Actually, what you describe is the pre-1.x situation, especially if you really wanted to fly anywhere on Duna, not just landing in the smooth, low-altitude basins. If you wanted to land out in the main dune fields which cover 80% of Duna's surface, at altidues averaging 2000m or so, which used to be the equivalent of about 16km on Kerbin, you needed a real Gossamer Albatros sort of plane. Which is what you'd expect given the very thin air.

Nowadays, however, all control surfaces, including airbrakes, work nearly as well on Duna ss they do on Kerbin, and you get way more lift out of way less wing. The result is that you can fly what are, compared to pre-1.x, absolute bricks all over Duna no problem. You can fly much higher, go faster, land slower, and stop shorter at higher alitutude.

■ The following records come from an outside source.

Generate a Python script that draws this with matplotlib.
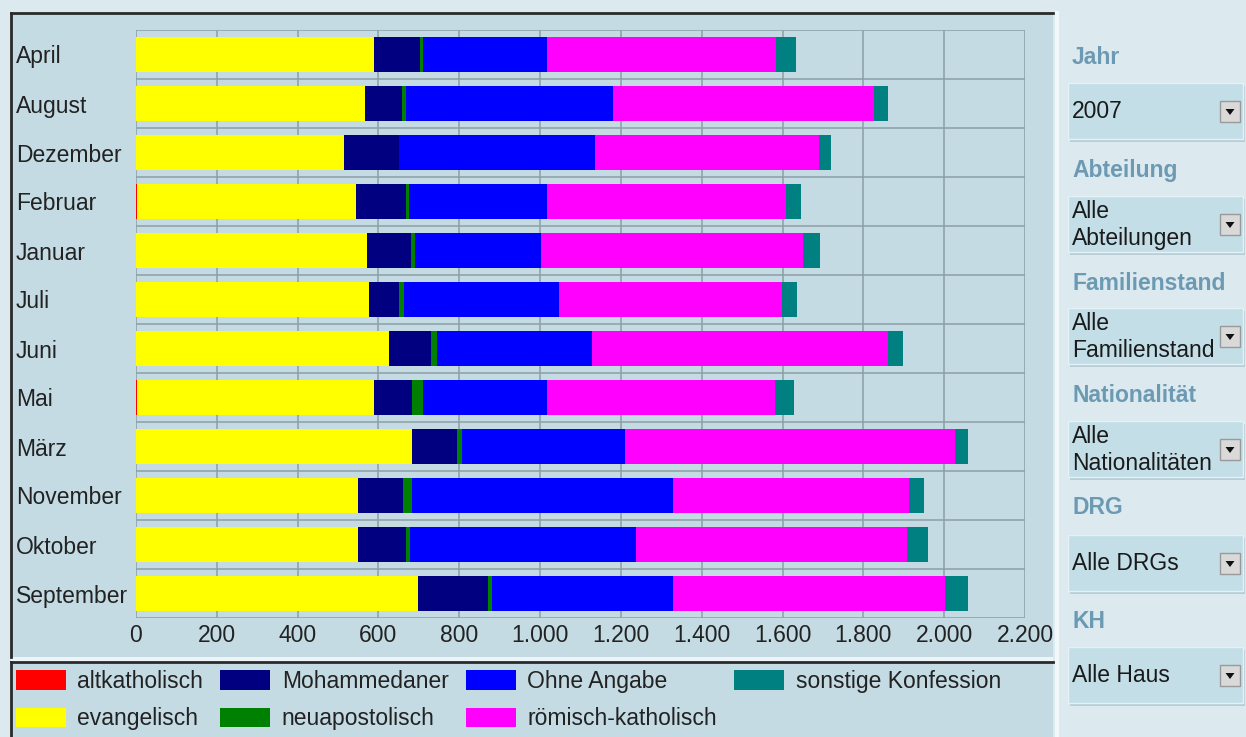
import matplotlib
matplotlib.use("Agg")
import matplotlib.pyplot as plt
from matplotlib.patches import Rectangle, Polygon
import numpy as np

plt.rcParams['font.family'] = ['Liberation Sans', 'DejaVu Sans']

months = ['April', 'August', 'Dezember', 'Februar', 'Januar', 'Juli', 'Juni',
          'Mai', 'März', 'November', 'Oktober', 'September']
altkatholisch = [0, 0, 0, 3, 0, 0, 0, 3, 0, 0, 0, 0]
evangelisch = [589, 567, 515, 542, 571, 577, 625, 586, 684, 550, 550, 698]
mohammedaner = [113, 91, 135, 124, 109, 73, 106, 95, 110, 111, 118, 173]
neuapostolisch = [8, 11, 0, 6, 10, 14, 15, 27, 12, 23, 10, 11]
ohne_angabe = [306, 512, 486, 341, 312, 382, 382, 305, 405, 644, 559, 446]
roemisch_katholisch = [569, 646, 553, 592, 649, 552, 732, 566, 816, 584, 672, 675]
sonstige = [48, 35, 31, 38, 42, 39, 39, 47, 32, 39, 50, 56]

series_names = ['altkatholisch', 'evangelisch', 'Mohammedaner', 'neuapostolisch',
                'Ohne Angabe', 'römisch-katholisch', 'sonstige Konfession']
series_values = [altkatholisch, evangelisch, mohammedaner, neuapostolisch,
                 ohne_angabe, roemisch_katholisch, sonstige]
series_colors = ['#ff0000', '#ffff00', '#000080', '#008000', '#0000ff', '#ff00ff', '#008080']

xticks = list(range(0, 2201, 200))
xticklabels = ['0', '200', '400', '600', '800', '1.000', '1.200', '1.400',
               '1.600', '1.800', '2.000', '2.200']

filters = [('Jahr', ['2007']),
           ('Abteilung', ['Alle', 'Abteilungen']),
           ('Familienstand', ['Alle', 'Familienstand']),
           ('Nationalität', ['Alle', 'Nationalitäten']),
           ('DRG', ['Alle DRGs']),
           ('KH', ['Alle Haus'])]

W, H = 1246, 737
FS = 16.5
fig = plt.figure(figsize=(W / 100, H / 100), dpi=100)
fig.patch.set_facecolor('#dce9ef')

# background decor axes in pixel coords
bg = fig.add_axes([0, 0, 1, 1], zorder=-5)
bg.set_xlim(0, W)
bg.set_ylim(H, 0)
bg.axis('off')

panel_c = '#c4dbe4'
# chart panel
bg.add_patch(Rectangle((11, 13), 1042, 644, facecolor=panel_c, edgecolor='none'))
bg.plot([11, 1053], [13, 13], color='#2a2a2a', lw=2)
bg.plot([11, 11], [13, 657], color='#2a2a2a', lw=2)
bg.plot([1057, 1057], [13, 737], color='#f2f7f9', lw=3)
# gap
bg.add_patch(Rectangle((11, 657), 1042, 5, facecolor='#eef5f8', edgecolor='none'))
# legend panel
bg.add_patch(Rectangle((11, 662), 1042, 75, facecolor=panel_c, edgecolor='none'))
bg.plot([11, 1053], [662, 662], color='#2a2a2a', lw=2)
bg.plot([11, 11], [662, 737], color='#2a2a2a', lw=2)

# right filter panel
label_y = [57, 170, 283, 395, 508, 622]
box_top = [83, 196, 308, 421, 535, 647]
box_h = 56
for (lab, lines), ly, bt in zip(filters, label_y, box_top):
    bg.text(1072, ly, lab, fontsize=16.5, fontweight='bold', color='#6c9ab3',
            ha='left', va='center')
    bg.add_patch(Rectangle((1070, bt + 3), 175, box_h, facecolor='#9fbccb',
                           edgecolor='none', alpha=0.6))
    bg.add_patch(Rectangle((1068, bt), 175, box_h, facecolor='#c3dee7',
                           edgecolor='#e6f1f5', lw=1))
    cy = bt + box_h / 2
    if len(lines) == 1:
        bg.text(1072, cy, lines[0], fontsize=FS, color='#1a1a1a', ha='left', va='center')
    else:
        bg.text(1072, cy - 13, lines[0], fontsize=FS, color='#1a1a1a', ha='left', va='center')
        bg.text(1072, cy + 14, lines[1], fontsize=FS, color='#1a1a1a', ha='left', va='center')
    bg.add_patch(Rectangle((1220, cy - 10), 20, 21, facecolor='#d9d9d9',
                           edgecolor='#9a9a9a', lw=1))
    bg.add_patch(Polygon([[1225.5, cy - 2], [1234.5, cy - 2], [1230, cy + 4]],
                         closed=True, facecolor='#111111', edgecolor='none'))

# main chart axes
left, right = 136 / W, 1025 / W
top, bottom = 1 - 30 / H, 1 - 618 / H
ax = fig.add_axes([left, bottom, right - left, top - bottom])
ax.set_facecolor('none')

y = np.arange(len(months))
cum = np.zeros(len(months))
handles = []
for name, vals, col in zip(series_names, series_values, series_colors):
    v = np.array(vals, dtype=float)
    b = ax.barh(y, v, left=cum, height=0.71, color=col, edgecolor='none',
                label=name, zorder=3)
    handles.append(b)
    cum += v

ax.set_xlim(0, 2200)
ax.set_ylim(len(months) - 0.5, -0.5)
ax.set_xticks(xticks)
ax.set_xticklabels(xticklabels)
ax.set_yticks(y)
ax.set_yticklabels(months, ha='left')
ax.set_yticks(np.arange(-0.5, len(months), 1.0), minor=True)
ax.tick_params(axis='y', which='major', length=0, pad=86.4, labelsize=FS,
               labelcolor='#222222')
ax.tick_params(axis='y', which='minor', length=0)
ax.tick_params(axis='x', length=0, pad=4, labelsize=FS, labelcolor='#222222')
ax.grid(axis='x', which='major', color='#8d9ea6', lw=1.1, zorder=0)
ax.grid(axis='y', which='minor', color='#8d9ea6', lw=1.1, zorder=0)
ax.set_axisbelow(True)
for s in ax.spines.values():
    s.set_visible(False)

leg = fig.legend(handles=handles, labels=series_names, ncol=4,
                 loc='upper left', bbox_to_anchor=(16 / W, 1 - 670 / H),
                 frameon=False, fontsize=FS, handlelength=2.18, handleheight=0.92,
                 handletextpad=0.5, columnspacing=0.75, labelspacing=0.63,
                 borderpad=0, borderaxespad=0)
for t in leg.get_texts():
    t.set_color('#222222')

fig.savefig('out.png', dpi=100, facecolor=fig.get_facecolor())
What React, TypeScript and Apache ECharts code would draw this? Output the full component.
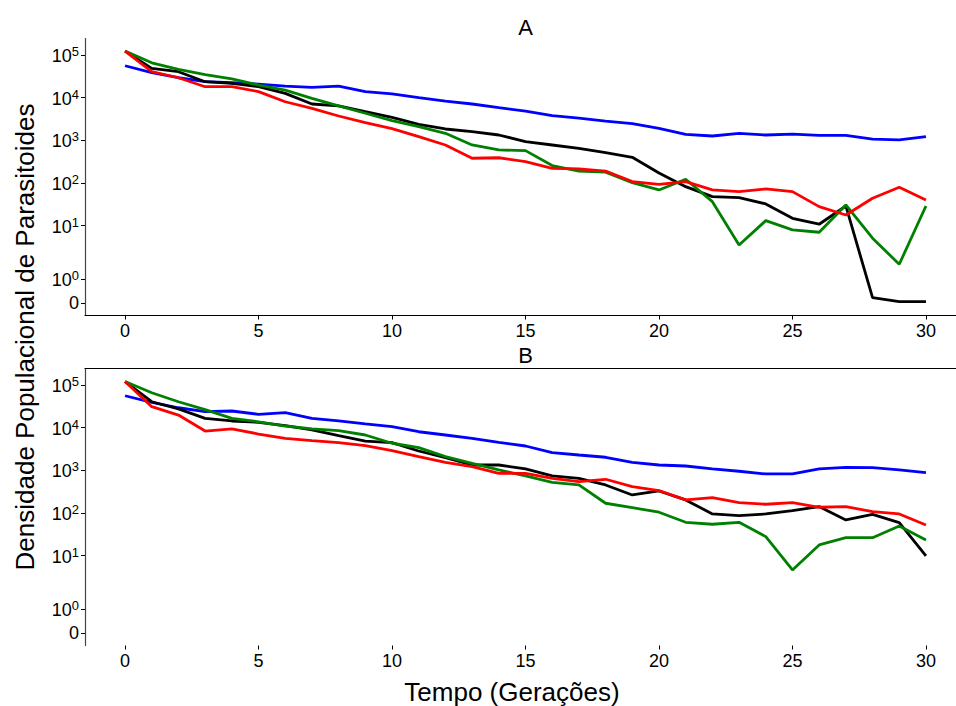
import React, { useEffect, useRef } from "react";
import * as echarts from "echarts";

const generations = Array.from({ length: 31 }, (_, i) => i);
const xTicks = [0, 5, 10, 15, 20, 25, 30];
const yTickValues = [0, 1, 10, 100, 1000, 10000, 100000];
const yTickLabels = ["0", "{b|10}{e|0}", "{b|10}{e|1}", "{b|10}{e|2}", "{b|10}{e|3}", "{b|10}{e|4}", "{b|10}{e|5}"];

const aBlue = [55800, 38300, 29200, 23600, 22300, 20800, 18650, 17400, 18650, 13800, 12170, 10000, 8300, 7080, 5800, 4850, 3770, 3310, 2820, 2450, 1900, 1380, 1260, 1450, 1330, 1400, 1310, 1310, 1060, 1020, 1220];
const aBlack = [123000, 48500, 40400, 23600, 21600, 18000, 12600, 7080, 6370, 4680, 3460, 2370, 1840, 1590, 1330, 929, 776, 650, 513, 400, 172, 82, 47.8, 45.3, 32.3, 14.9, 10.8, 28.9, 0.22, 0.05, 0.05];
const aGreen = [123000, 65400, 46000, 34700, 27500, 19700, 15000, 9630, 6370, 4300, 2880, 2090, 1460, 776, 594, 572, 256, 189, 179, 102, 68.6, 122, 36.5, 3.53, 13.1, 7.94, 7.0, 30.6, 5.07, 1.63, 28.9];
const aRed = [123000, 40400, 29200, 18000, 18000, 13800, 8000, 5620, 3710, 2580, 1870, 1220, 776, 380, 390, 316, 221, 214, 189, 108, 93, 108, 68.6, 62.7, 72.4, 62.7, 27.9, 17.8, 43.9, 79.4, 40];

const bBlue = [55800, 39200, 29200, 23600, 24500, 20500, 22400, 16500, 14300, 12170, 10500, 8000, 6710, 5600, 4530, 3710, 2580, 2280, 2020, 1540, 1330, 1260, 1075, 950, 820, 820, 1075, 1175, 1150, 1020, 880];
const bBlack = [120000, 40400, 27500, 16500, 14300, 13300, 11100, 8800, 6480, 4850, 4440, 2830, 1970, 1330, 1330, 1075, 737, 650, 453, 264, 328, 202, 95, 86.7, 95, 113, 141, 68.6, 93, 59.3, 9.85];
const bGreen = [120000, 65700, 40400, 26500, 16500, 13700, 10900, 9290, 8480, 6710, 4300, 3390, 2090, 1460, 1020, 737, 524, 453, 169, 134, 104, 60.5, 54.4, 60.5, 27.9, 4.62, 17.8, 26.4, 26.4, 49.7, 23.3];
const bRed = [120000, 30900, 19700, 8300, 9290, 7080, 5600, 4940, 4440, 3780, 2880, 2090, 1540, 1220, 850, 850, 650, 541, 616, 413, 333, 202, 228, 175, 160, 175, 136, 141, 107, 95, 52.4];

const FONT = "'Liberation Sans', Arial, sans-serif";
const LINTHRESH = 2;
const LINADJ = 1 / (1 - 1 / 10);

// matplotlib-like symlog transform (base 10, linthresh 2, linscale 1), in decade units
function symlog(v: number): number {
  const a = Math.abs(v);
  if (a <= LINTHRESH) return (v * LINADJ) / LINTHRESH;
  return Math.sign(v) * (LINADJ + Math.log10(a / LINTHRESH));
}

const yTickPos = yTickValues.map(symlog);
const Y_MIN = -0.295;
const Y_MAX = 6.195;

function yLabel(val: number): string {
  for (let i = 0; i < yTickPos.length; i++) {
    if (Math.abs(yTickPos[i] - val) < 1e-6) return yTickLabels[i];
  }
  return "";
}

const colors = { blue: "#0000ff", black: "#000000", green: "#008000", red: "#ff0000" };

export default function App() {
  const ref = useRef<HTMLDivElement>(null);
  useEffect(() => {
    if (!ref.current) return;
    const chart = echarts.init(ref.current, undefined, { renderer: "svg" });
    const gridLeft = 85;
    const gridWidth = 881;
    const gridHeight = 277;
    const xBase = (gridIndex: number, showLine: boolean) => ({
      type: "value" as const,
      gridIndex,
      min: -1.5,
      max: 31.5,
      splitLine: { show: false },
      axisLine: { show: showLine, onZero: false, lineStyle: { color: "#000", width: 1.2 } },
      axisTick: { show: true, length: 4, customValues: xTicks, lineStyle: { color: "#000" } },
      axisLabel: {
        customValues: xTicks,
        fontSize: 18,
        fontFamily: FONT,
        color: "#000",
        margin: 6,
      },
    });
    const yBase = (gridIndex: number) => ({
      type: "value" as const,
      gridIndex,
      min: Y_MIN,
      max: Y_MAX,
      splitLine: { show: false },
      axisLine: { show: true, onZero: false, lineStyle: { color: "#444", width: 1.2 } },
      axisTick: { show: true, length: 4, customValues: yTickPos, lineStyle: { color: "#000" } },
      axisLabel: {
        customValues: yTickPos,
        formatter: (v: number) => yLabel(v),
        fontFamily: FONT,
        color: "#000",
        margin: 6,
        rich: {
          b: { fontSize: 18, fontFamily: FONT, color: "#000", lineHeight: 20, verticalAlign: "bottom" },
          e: { fontSize: 13, fontFamily: FONT, color: "#000", lineHeight: 20, verticalAlign: "top" },
        },
        fontSize: 18,
      },
    });
    const mk = (name: string, vals: number[], color: string, xi: number, yi: number) => ({
      name,
      type: "line" as const,
      xAxisIndex: xi,
      yAxisIndex: yi,
      data: generations.map((t, i) => [t, symlog(vals[i])]),
      showSymbol: false,
      symbol: "none",
      lineStyle: { color, width: 2.8 },
      itemStyle: { color },
      z: 3,
    });
    chart.setOption({
      animation: false,
      backgroundColor: "#ffffff",
      grid: [
        { left: gridLeft, top: 38.5, width: gridWidth, height: gridHeight, containLabel: false },
        { left: gridLeft, top: 368.5, width: gridWidth, height: gridHeight, containLabel: false },
      ],
      xAxis: [
        xBase(0, true),
        xBase(1, false),
        {
          type: "value",
          gridIndex: 1,
          position: "top",
          min: -1.5,
          max: 31.5,
          splitLine: { show: false },
          axisLine: { show: true, onZero: false, lineStyle: { color: "#000", width: 1.2 } },
          axisTick: { show: false },
          axisLabel: { show: false },
        },
      ],
      yAxis: [yBase(0), yBase(1)],
      series: [
        mk("A azul", aBlue, colors.blue, 0, 0),
        mk("A preto", aBlack, colors.black, 0, 0),
        mk("A verde", aGreen, colors.green, 0, 0),
        mk("A vermelho", aRed, colors.red, 0, 0),
        mk("B azul", bBlue, colors.blue, 1, 1),
        mk("B preto", bBlack, colors.black, 1, 1),
        mk("B verde", bGreen, colors.green, 1, 1),
        mk("B vermelho", bRed, colors.red, 1, 1),
      ],
      graphic: [
        { type: "text", x: 525.5, y: 27, style: { text: "A", align: "center", verticalAlign: "middle", fontSize: 22, fontFamily: FONT, fill: "#000" } },
        { type: "text", x: 525.5, y: 355, style: { text: "B", align: "center", verticalAlign: "middle", fontSize: 22, fontFamily: FONT, fill: "#000" } },
        {
          type: "text",
          x: 25,
          y: 337,
          rotation: Math.PI / 2,
          style: { text: "Densidade Populacional de Parasitoides", align: "center", verticalAlign: "middle", fontSize: 26, fontFamily: FONT, fill: "#000" },
        },
        { type: "text", x: 512, y: 692, style: { text: "Tempo (Gerações)", align: "center", verticalAlign: "middle", fontSize: 26, fontFamily: FONT, fill: "#000" } },
      ],
    });
    return () => chart.dispose();
  }, []);
  return (
    <div style={{ position: "absolute", left: 0, top: 0, width: 956, height: 706, overflow: "hidden", background: "#fff" }}>
      <div ref={ref} style={{ position: "absolute", left: 0, top: 0, width: 990, height: 706 }} />
    </div>
  );
}
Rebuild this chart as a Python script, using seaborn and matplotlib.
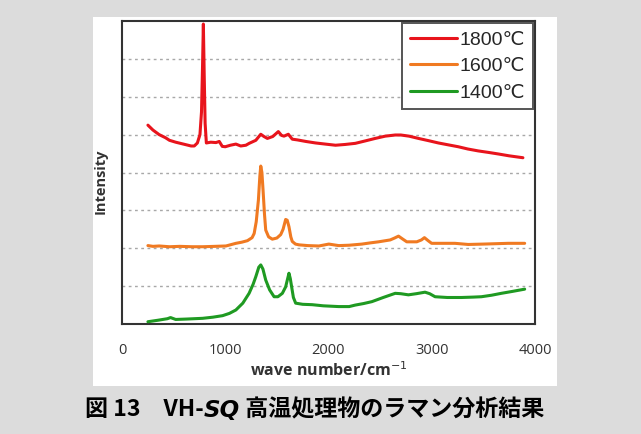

I didn't really have a problem back in 0.90:

http://i.imgur.com/pxadYKq.png

That was my long-range SSTO spaceplane, designed to go straight to Laythe from Kerbin without refueling. On a whim I tried it out on Duna, and it landed just fine. Granted, I'll bet that part of it was my use of the B9 landing gear (which has better shock absorption than the stock small gear) but it still wasn't bad at all for a complete dead-stick landing.

Where did you land? In a basin or out in the dunefields? It used to make a big difference. Not so much anymore.

I'd bet that a big part of it is lift. That spaceplane design had plenty of lift for 0.90, so it could handle Duna's thin atmosphere just fine. In 1.02, everyone's using less wing on their Kerbin-ascending designs due to the new drag rules, and it's now just not nearly enough for Duna. A Duna-specific design in 1.02 might be just fine (although I think you'd really need something like the Firespitter electric propellers).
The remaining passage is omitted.